Head of Austrian fund for Holocaust reparations visits Institute

Fri, 03/22/2019 - 12:35pm

Hannah Lessing represents Austrian society’s desire to atone. Her unique job involves, among other things, tracking down Austrian Holocaust survivors or their kin – inside the country and out – to offer financial reparations.

Lessing, the secretary general of the National Fund of the Republic of Austria for Victims of National Socialism, came to USC Shoah Foundation this week to discuss a potential collaborative project with the Institute.

During her stop on Monday, she spoke with the staff about her line of work.

Around the time Lessing landed the job in 1995, she asked her father – a survivor whose mother was murdered in the Holocaust – how the government could compensate. Erich Lessing – a prominent photo-journalist who died last year – refused to answer.
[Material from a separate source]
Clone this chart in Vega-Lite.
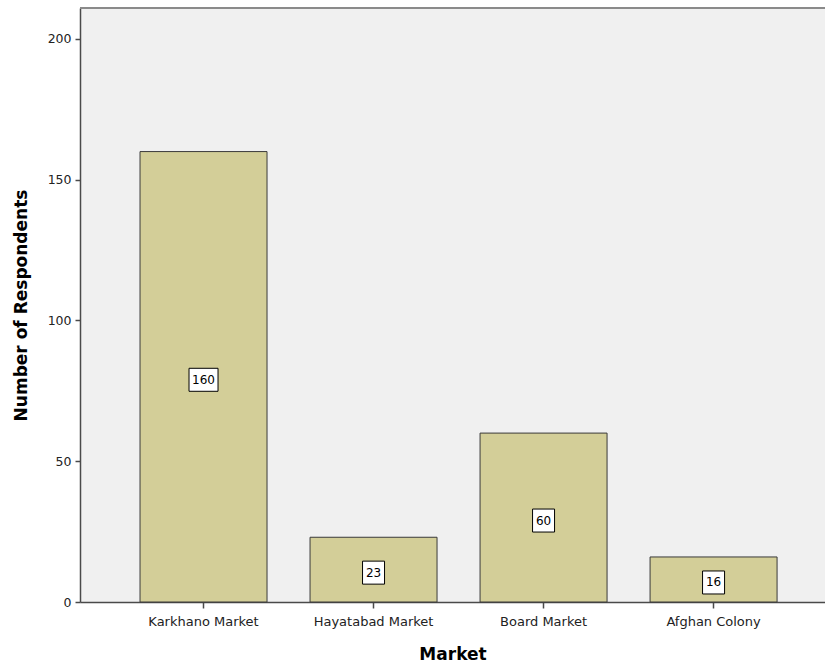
{
  "$schema": "https://vega.github.io/schema/vega-lite/v6.json",
  "width": 745,
  "height": 594,
  "autosize": {"type": "none"},
  "padding": {"left": 80, "top": 8, "right": 0, "bottom": 64},
  "background": "white",
  "config": {
    "view": {"fill": "#F0F0F0", "stroke": null},
    "font": "DejaVu Sans",
    "axis": {
      "domainColor": "#4A4A4A",
      "domainWidth": 1.5,
      "tickColor": "#4A4A4A",
      "tickWidth": 1.5,
      "grid": false,
      "labelColor": "#222222",
      "labelFont": "DejaVu Sans",
      "titleFont": "DejaVu Sans",
      "titleFontWeight": "bold",
      "titleFontSize": 17,
      "titleColor": "#000000"
    },
    "axisY": {
      "tickSize": 5,
      "labelFontSize": 12.5,
      "labelPadding": 4,
      "titlePadding": 17
    },
    "axisX": {
      "tickSize": 6,
      "labelFontSize": 13,
      "labelPadding": 7,
      "labelAngle": 0,
      "titlePadding": 18
    }
  },
  "data": {
    "values": [
      {"Market": "Karkhano Market", "Count": 160},
      {"Market": "Hayatabad Market", "Count": 23},
      {"Market": "Board Market", "Count": 60},
      {"Market": "Afghan Colony", "Count": 16}
    ]
  },
  "transform": [{"calculate": "datum.Count / 2", "as": "mid"}],
  "encoding": {
    "x": {
      "field": "Market",
      "type": "nominal",
      "sort": null,
      "title": "Market",
      "scale": {"paddingInner": 0.253, "paddingOuter": 0.3175, "align": 0.556}
    }
  },
  "layer": [
    {
      "mark": {"type": "bar", "fill": "#D3CE98", "stroke": "#3A3A3A", "strokeWidth": 1},
      "encoding": {
        "y": {
          "field": "Count",
          "type": "quantitative",
          "title": "Number of Respondents",
          "axis": {"values": [0, 50, 100, 150, 200]},
          "scale": {"domain": [0, 211], "nice": false, "zero": true}
        }
      }
    },
    {
      "mark": {"type": "rule", "color": "#8A8A8A", "strokeWidth": 2},
      "encoding": {
        "x": {"value": 0},
        "x2": {"value": 745},
        "y": {"datum": 211, "type": "quantitative", "title": "Number of Respondents", "axis": {"values": [0, 50, 100, 150, 200]}}
      }
    },
    {
      "transform": [{"filter": "datum.Count >= 100"}],
      "mark": {
        "type": "point",
        "shape": "M-1,-0.793L1,-0.793L1,0.793L-1,0.793Z",
        "size": 841,
        "filled": true,
        "fill": "white",
        "stroke": "black",
        "strokeWidth": 1,
        "opacity": 1,
        "yOffset": 3
      },
      "encoding": {
        "y": {"field": "mid", "type": "quantitative", "title": "Number of Respondents", "axis": {"values": [0, 50, 100, 150, 200]}}
      }
    },
    {
      "transform": [{"filter": "datum.Count < 100"}],
      "mark": {
        "type": "point",
        "shape": "M-0.957,-1L0.957,-1L0.957,1L-0.957,1Z",
        "size": 529,
        "filled": true,
        "fill": "white",
        "stroke": "black",
        "strokeWidth": 1,
        "opacity": 1,
        "yOffset": 3
      },
      "encoding": {
        "y": {"field": "mid", "type": "quantitative", "title": "Number of Respondents", "axis": {"values": [0, 50, 100, 150, 200]}}
      }
    },
    {
      "mark": {"type": "text", "font": "DejaVu Sans", "fontSize": 12, "color": "black", "baseline": "middle", "align": "center", "yOffset": 3},
      "encoding": {
        "y": {"field": "mid", "type": "quantitative", "title": "Number of Respondents", "axis": {"values": [0, 50, 100, 150, 200]}},
        "text": {"field": "Count", "type": "quantitative"}
      }
    }
  ]
}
When she pressed him, he responded: Can you bring back my childhood? Can you bring back my mother from Auschwitz?

“So knowing I couldn’t, I still wanted to take the job, because those two questions made it so clear: What can we do?” she said during a Q&A with USC Shoah Foundation Finci-Viterbi Executive Director Stephen Smith. “And so this is where it started.”
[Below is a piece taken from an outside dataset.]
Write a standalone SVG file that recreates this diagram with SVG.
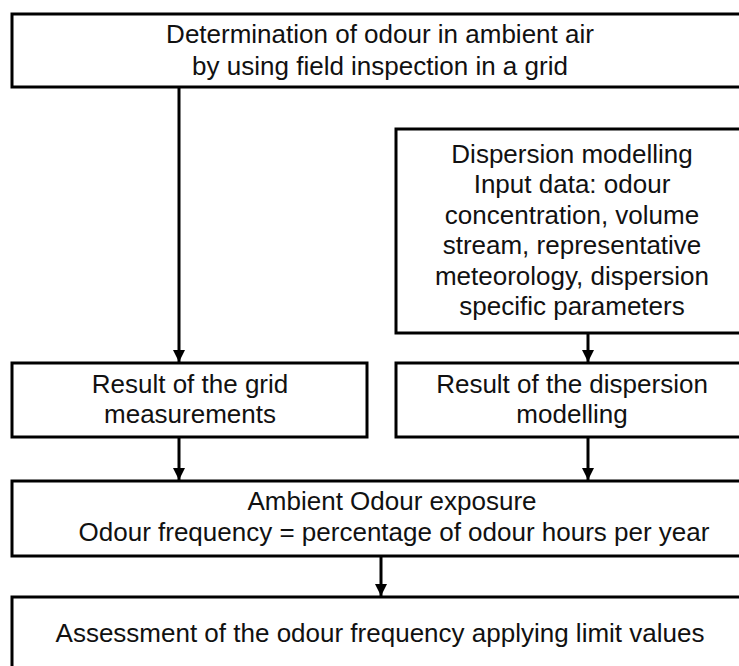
<svg xmlns="http://www.w3.org/2000/svg" width="739" height="666" viewBox="0 0 739 666">
<defs>
<marker id="arr" markerUnits="userSpaceOnUse" markerWidth="12" markerHeight="12" refX="12" refY="6" orient="auto">
<path d="M0,0 L12,6 L0,12 z" fill="#000"/>
</marker>
<style>
.box{fill:#fff;stroke:#000;stroke-width:3}
.t{font-family:"Liberation Sans",Arial,sans-serif;font-size:26px;fill:#111;text-anchor:middle}
.c{stroke:#000;stroke-width:3;fill:none;marker-end:url(#arr)}
</style>
</defs>
<rect width="739" height="666" fill="#fff"/>
<g id="connectors">
<line class="c" x1="179" y1="88" x2="179" y2="362"/>
<line class="c" x1="588" y1="334" x2="588" y2="362"/>
<line class="c" x1="179" y1="438" x2="179" y2="480"/>
<line class="c" x1="588" y1="438" x2="588" y2="480"/>
<line class="c" x1="381" y1="557" x2="381" y2="596"/>
</g>
<g id="n_field">
<rect class="box" x="12" y="14" width="760" height="73"/>
<text class="t" x="380" y="43">Determination of odour in ambient air</text>
<text class="t" x="380" y="75">by using field inspection in a grid</text>
</g>
<g id="n_dispersion">
<rect class="box" x="396" y="129" width="380" height="204"/>
<text class="t" x="572" y="162.5">Dispersion modelling</text>
<text class="t" x="572" y="193">Input data: odour</text>
<text class="t" x="572" y="223.5">concentration, volume</text>
<text class="t" x="572" y="254">stream, representative</text>
<text class="t" x="572" y="284.5">meteorology, dispersion</text>
<text class="t" x="572" y="315">specific parameters</text>
</g>
<g id="n_grid_result">
<rect class="box" x="12" y="363" width="355" height="74"/>
<text class="t" x="190" y="393">Result of the grid</text>
<text class="t" x="190" y="423">measurements</text>
</g>
<g id="n_disp_result">
<rect class="box" x="396" y="363" width="380" height="74"/>
<text class="t" x="572" y="393">Result of the dispersion</text>
<text class="t" x="572" y="423">modelling</text>
</g>
<g id="n_ambient">
<rect class="box" x="12" y="481" width="780" height="75"/>
<text class="t" x="392" y="510">Ambient Odour exposure</text>
<text class="t" x="394" y="541">Odour frequency = percentage of odour hours per year</text>
</g>
<g id="n_assessment">
<rect class="box" x="12" y="597" width="780" height="100"/>
<text class="t" x="380" y="642">Assessment of the odour frequency applying limit values</text>
</g>
</svg>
Austrian society was slow to take responsibility for its role in the Holocaust. For decades after the war, it clung to a victim narrative – and it is true that Hitler forcibly annexed his native Austria in March of 1938 in what was known as Anschluss. But the Wermacht army was greeted with jubilant Austrian crowds, many of the Nazi party’s most prominent leaders were Austrian, and the campaign to seize Jewish property began the day after the takeover.

Tens of thousands of Austrian Jews were murdered in the Holocaust, many at the Mauthausen concentration camp atop a hill in a small Austrian town. Austria’s Jewish population, once north of 200,000, today stands at 10,000.  

 

Austrian Nazis and local residents look on as Jews are forced to get on their hands and knees and scrub the pavement in Vienna. Date: March 1938 - April 1938.

 

In 1986, it was revealed that Austrian presidential candidate Kurt Josef Waldman – who won the election – was a former high-ranking SS official.

A few years later, the Austrian chancellor issued a formal apology and acknowledged that many Austrians were culpable.

In 1995, the country began giving reparations to Jews and other targets of the Holocaust. Initially, every survivor or their relatives were awarded a “gesture payment” for the equivalent of about $7,000.

Lessing, who was tapped that year to run the program, immediately made a case to Parliament for traveling outside of the country to find eligible recipients.

“I said, listen, you haven't done anything for 60 years – even the $7,000, that will not make the difference,” she said. “The difference will make it that I travel and … listen (to survivors). And if they need anything, we’re there for them.”

During Monday’s Q&A, Lessing stressed that the reparations aren’t only for Jews.

“It’s a fund which helps all victims groups – even victims groups which for many, many years were not even recognized by the Austrian state as having been victims,” she said. This included deserters, gays, the disabled and the Sinti and Roma – also known as gypsies.

A class-action suit filed in the United States enlarged her budget for a time.

Today, Lessing works with other reparations organizations to find potential recipients around the world – such as Jews of the Kindertransport, who are entitled to 2,500 Euros (about $2,800) from the Conference on Jewish Material Claims Against Germany (also known as the Claims Conference).

The National Fund is also contributing money to memorials, such as a soon-to-be-built Wall of Names in Vienna whose granite slabs will display the names of all 65,000-plus Austrian Jews who died in the Holocaust.

“Finally I can go there and touch my grandmother’s name,” Lessing said.